FESCOの現状と今後の展望(最終回)
FESCOは、2005年3月4日に東京証券取引所マザーズ市場に上場した。
2005年は、2月に京都議定書が発効し、4月からは愛知県瀬戸市郊外での「愛・地球博」が開催された記念すべき環境の年でもある。
そのお陰もあってか、FESCO株は人気を博し、公募価格が1株あたり75万円のところ、初値が250万円とヒートアップした。その後もしばらくの間300万円を越える水準を維持していた。
しかし、2005年6月期(第9期)の決算発表前後から、落ち着きを取り戻し始めた。その時の決算内容は、なんとか事前発表通りの水準を維持したものの、株主のさらなる急速な成長期待を裏切ったのだろう。
その後、第10期の中間点である2006年1月から岩国ウッドパワーが運転開始し、2月からは関西地区での電力小売を開始した。しかし、開業早々にも岩国発電所の設備不調が頻発し、ウッドパワー事業のみならず、電力小売事業にも悪影響を与え、ダブルパンチで業績を悪化させることになった。
また、悪いことは重なるもので、従来からFESCOの基盤事業であったオンサイト事業のうち、2ヶ所のコージェネシステムにおいて極めて重大な設備故障が発生し、こちらも業績の悪化に拍車を掛けることとなった。
そうしたFESCOにとっては創業来の危機的な出来事の連続によって、2006年6月期(第10期)決算では、売上高こそ70億円弱と予定通りであったものの、利益ベースでは、経常損失が11億円超、最終損失が20億円超という最悪の決算となった。
この年の9月に行った株主総会は、私にとってそれまでの人生でも最大の苦しい時だったと、まだはっきりと記憶に留めている。その場では、必死になって次期の2007年6月期(第11期)には、必ずV字回復してみせると決意を述べた。
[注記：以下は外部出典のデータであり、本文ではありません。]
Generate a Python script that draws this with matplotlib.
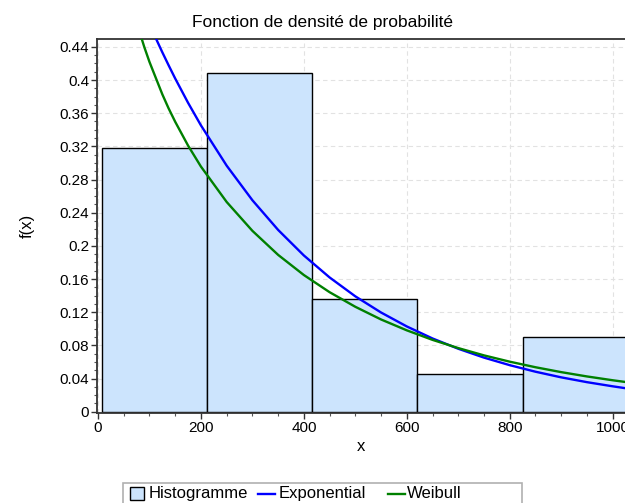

その後、売上の積み上げだけは、ほぼ予定通りに進んだものの、肝心の収益が予定通り回復せず、そうした一連の業績不振の経営責任を明確にする意味でも、2007年5月にFESCO社長を退任することになった。奇しくも創業から丸10年という節目の時であり、創業記念を祝う会を催して、それまでの10年間でいろいろとお世話になった方々への感謝の場にしたいと密かに考えていたが、残念ながらその願いは叶わなかった。
現在は、新経営陣の下に、FESCO事業の全体像の見直しが始まっており、早期の収益回復と再び成長軌道へ回帰し、株主への期待にも応えることを切に願っている。
そのためにファウンダー(創業者)として、微力ながらもFESCOの明るい未来の支えとなっていきたい。